CC: Então o senhor esteve com ele?

 

MR: Claro, estive com Sarkozy. Dei-lhe conselhos. E lhe disse que sou completamente social-democrata.

 

CC: Mas isso ele já sabia.

 

MR: Sim, óbvio, ele até riu sobre esse tema.

 

CC: Mas o senhor foi crítico, já embaixador da França, em relação aos envios de imigrantes para fora do país, contra Sarkozy. O senhor chegou a mencionar o regime de Vichy, colaboracionista nos tempos da ocupação nazista.

 

MR: Atenção: aquilo que comparo ao regime de Vichy é relacionado a uma única medida, e não à política geral de Sarkozy. E lhe peço, como jornalista, de não simplificar as coisas.

 

CC: Tudo bem. Mas o senhor é crítico em relação a Sarkozy, não?

 

MR: No setor no qual sou ativo, o meio ambiente, não sou crítico. Mas de resto digo o que quero.

 

CC: Ex-membro do Parlamento Europeu por 15 anos, o senhor vê o fim da União Europeia com a crise do euro?

 

MR: No fundo, não há crise do euro. Existe uma crise da Europa. Fizemos uma moeda comum. Isso se deve à inteligência de Jacques Delors, à tenacidade de François Mitterrand e à formidável coragem de Helmut Kohl.
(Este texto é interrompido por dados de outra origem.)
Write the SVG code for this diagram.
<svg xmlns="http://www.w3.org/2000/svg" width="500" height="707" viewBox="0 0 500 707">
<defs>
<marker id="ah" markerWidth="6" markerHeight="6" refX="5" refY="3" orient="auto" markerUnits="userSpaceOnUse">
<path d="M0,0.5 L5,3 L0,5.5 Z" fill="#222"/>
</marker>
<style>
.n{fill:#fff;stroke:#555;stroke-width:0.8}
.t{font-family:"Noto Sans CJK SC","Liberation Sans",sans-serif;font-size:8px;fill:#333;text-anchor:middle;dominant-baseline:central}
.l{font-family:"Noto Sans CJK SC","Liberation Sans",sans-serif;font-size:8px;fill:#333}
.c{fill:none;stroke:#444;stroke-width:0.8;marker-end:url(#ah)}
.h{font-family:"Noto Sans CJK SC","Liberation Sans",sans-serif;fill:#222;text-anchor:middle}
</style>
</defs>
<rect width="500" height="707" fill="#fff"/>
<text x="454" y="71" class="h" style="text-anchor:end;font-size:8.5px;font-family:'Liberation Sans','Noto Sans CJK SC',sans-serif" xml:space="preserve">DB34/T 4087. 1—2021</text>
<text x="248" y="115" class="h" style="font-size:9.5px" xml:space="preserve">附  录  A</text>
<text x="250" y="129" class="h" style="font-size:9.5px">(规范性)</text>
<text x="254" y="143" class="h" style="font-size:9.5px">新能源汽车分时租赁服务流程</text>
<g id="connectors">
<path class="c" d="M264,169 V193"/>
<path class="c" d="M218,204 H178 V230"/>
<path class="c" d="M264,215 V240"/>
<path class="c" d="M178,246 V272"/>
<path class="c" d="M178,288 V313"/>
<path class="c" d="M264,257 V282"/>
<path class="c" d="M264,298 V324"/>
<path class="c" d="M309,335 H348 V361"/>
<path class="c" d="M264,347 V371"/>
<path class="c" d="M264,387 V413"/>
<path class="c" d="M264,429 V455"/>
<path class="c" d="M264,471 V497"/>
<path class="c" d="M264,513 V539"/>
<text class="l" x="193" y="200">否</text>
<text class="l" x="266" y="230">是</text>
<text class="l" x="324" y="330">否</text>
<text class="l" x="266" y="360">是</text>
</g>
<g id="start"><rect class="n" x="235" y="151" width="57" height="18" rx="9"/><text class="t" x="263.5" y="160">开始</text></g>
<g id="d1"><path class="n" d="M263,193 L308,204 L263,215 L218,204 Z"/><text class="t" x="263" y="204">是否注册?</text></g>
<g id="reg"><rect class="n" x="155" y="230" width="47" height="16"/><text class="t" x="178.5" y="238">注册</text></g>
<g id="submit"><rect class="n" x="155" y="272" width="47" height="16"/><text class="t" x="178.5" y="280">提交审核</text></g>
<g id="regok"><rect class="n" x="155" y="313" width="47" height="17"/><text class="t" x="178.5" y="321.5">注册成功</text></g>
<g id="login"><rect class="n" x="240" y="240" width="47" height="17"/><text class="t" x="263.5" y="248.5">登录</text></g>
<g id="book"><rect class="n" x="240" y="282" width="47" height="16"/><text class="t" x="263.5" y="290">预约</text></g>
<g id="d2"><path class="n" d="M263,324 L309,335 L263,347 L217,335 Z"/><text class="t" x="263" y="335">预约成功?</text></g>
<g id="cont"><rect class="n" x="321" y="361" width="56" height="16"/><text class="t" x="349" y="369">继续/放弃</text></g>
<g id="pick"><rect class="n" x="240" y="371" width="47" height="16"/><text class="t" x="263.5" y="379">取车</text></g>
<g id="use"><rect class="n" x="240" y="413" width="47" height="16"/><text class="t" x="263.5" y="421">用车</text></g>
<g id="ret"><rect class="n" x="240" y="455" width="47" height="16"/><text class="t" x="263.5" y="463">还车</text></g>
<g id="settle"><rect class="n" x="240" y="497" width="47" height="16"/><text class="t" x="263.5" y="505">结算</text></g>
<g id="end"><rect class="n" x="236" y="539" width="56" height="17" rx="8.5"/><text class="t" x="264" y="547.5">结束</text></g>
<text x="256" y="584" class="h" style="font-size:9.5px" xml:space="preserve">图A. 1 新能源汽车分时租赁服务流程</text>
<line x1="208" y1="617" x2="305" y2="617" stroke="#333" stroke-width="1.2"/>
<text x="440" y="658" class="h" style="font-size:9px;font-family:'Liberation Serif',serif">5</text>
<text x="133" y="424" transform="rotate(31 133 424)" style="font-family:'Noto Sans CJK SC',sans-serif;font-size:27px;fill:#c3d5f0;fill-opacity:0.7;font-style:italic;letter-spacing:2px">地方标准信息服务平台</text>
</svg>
E o euro está aí. Merci, Helmut Kohl. Agora vemos as besteiras dos gregos, incapazes de gerir sua economia. Mais, mentiram sobre seus números. Angela Merkel diz que não pode ajudá-los. Mas ela não percebe que uma verdadeira comunidade se define em princípio pela solidariedade. A Grécia, afinal, representa 3% do PIB da UE. Não é nada. Mas, se o euro naufragar, será um tsunami mundial que afetará o Brasil.

 

CC: Em La Haine Tranquille (Seuil, 2002), o autor Robert Schneider diz que o problema entre o senhor e Mitterrand, agora uma questão mítica, deveu-se às suas convicções centro-esquerdistas.

 

MR: Veja. Há uma cultura jornalística particular sobre esse tema. Os jornalistas, em geral, não sabem avaliar as correntes coletivas, não observam os movimentos sociais. Vocês, jornalistas, ficam a observar um balé de indivíduos. Esses movimentos não aparecem em La Haine Tranquille, que o senhor menciona.